Under the U.S. Air Force’s original plans, 749 F-22s would have completely replaced the F-15C, but the F-22 buy was prematurely terminated in 2009, leaving a significant shortfall in air superiority fighters (a role for which the F-35 is poorly suited). The USAF, therefore, continues to operate 234 F-15C/D aircraft primarily from six CONUS-based Air National Guard installations and two active-duty bases at Lakenheath in the UK and Kadena in Japan. These are rapidly running out of life, however, and the F-15EX promises to plug the gap quickly and easily, boosting the USAF’s shrinking force structure, and reinforcing its air defense capabilities without disrupting the larger F-35 procurement initiative


The F-15X can use approximately 70 percent of the existing Eagle spares inventory and is compatible with the F-15C/D’s existing ground support equipment and infrastructure. Conversion for pilots and groundcrew would be quick and easy, allowing an active duty F-15C unit to convert from the F-15C/D to the F-15EX in 12 months, compared to 18 months for the F-35.


The F-15EX would also allow today’s F-15C/D units to embrace a multi-role mission rather than the pure air-to-air role that they have traditionally been assigned. The F-15EX is a derivative of the latest export standard Advanced Eagle. Successive export variants of the F-15 have progressively introduced new capabilities to the basic two-seat F-15E Strike Eagle airframe, culminating in the so-called Advanced Eagle.


The first step on the road to the Advanced Eagle was the development of the F-15K Slam Eagle for Korea, which introduced a number of features not found on the USAF F-15E, including an AAS-42 Infra-red search and track system, a refined Tactical Electronics Warfare Suite and the AN/APG-63(V)1 radar. This incorporates digital processing, making it upgradable to APG-63(V)3 standards via an Active Electronically Scanned Array (AESA) antenna upgrade. The F-15K also introduced new weapons, including the AGM-84K SLAM-ER, the AGM-84H Harpoon Block II, and the KEPD 350.


The F-15SG for Singapore was fitted with an AN/APG-63 (V)3 AESA radar and a BAE Systems Digital Electronic Warfare System (DEWS). The F-15SA for Saudi Arabia was the first variant to actually use the Advanced Eagle/F-15 Advanced name. The F-15SA introduced a fully digital cockpit and a digital fly-by-wire flight control system. The latter allowed the reactivation of two outboard underwing hardpoints, which had been deactivated early in the F-15 program due to stability issues.


Qatar has ordered the further improved F-15QA Advanced Eagle, with large area displays and other improvements, and the F-15EX is closely based on this configuration. The USAF approached Boeing to acquire a similar F-15 variant, then dubbed F-15X, in early 2017. This proposed USAF F-15X (known as the F-15CX in single-seat form or as the F-15EX in two-seat form) combined the advanced features of the F-15SA and F-15QA with an AN/APG-82 AESA radar—as used by upgraded F-15E Strike Eagles. The new aircraft will offer a 20,000-hour service life and dramatically reduced hourly operating costs compared to the legacy F-15 or to the F-35A.

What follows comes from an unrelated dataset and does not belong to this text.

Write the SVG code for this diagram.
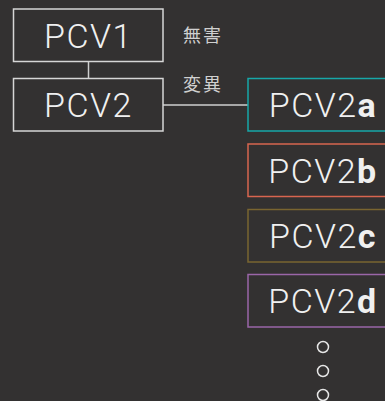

In 1975, Aviation Week cited the F-15 as an example of a new generation of burgeoning U.S. technology, dismissing European competitors as “sadly representing the final refinement of an earlier generation.” Today it is the F-15 that represents the ultimate enhancement of the previous generation of fighters, and yet it is successfully winning orders in the face of competition from aircraft like the Dassault Rafale and Eurofighter, which are, in many respects, representative of an entirely new generation.


Even more remarkably, the new F-15EX stands ready to write a new chapter in the Eagle’s illustrious history.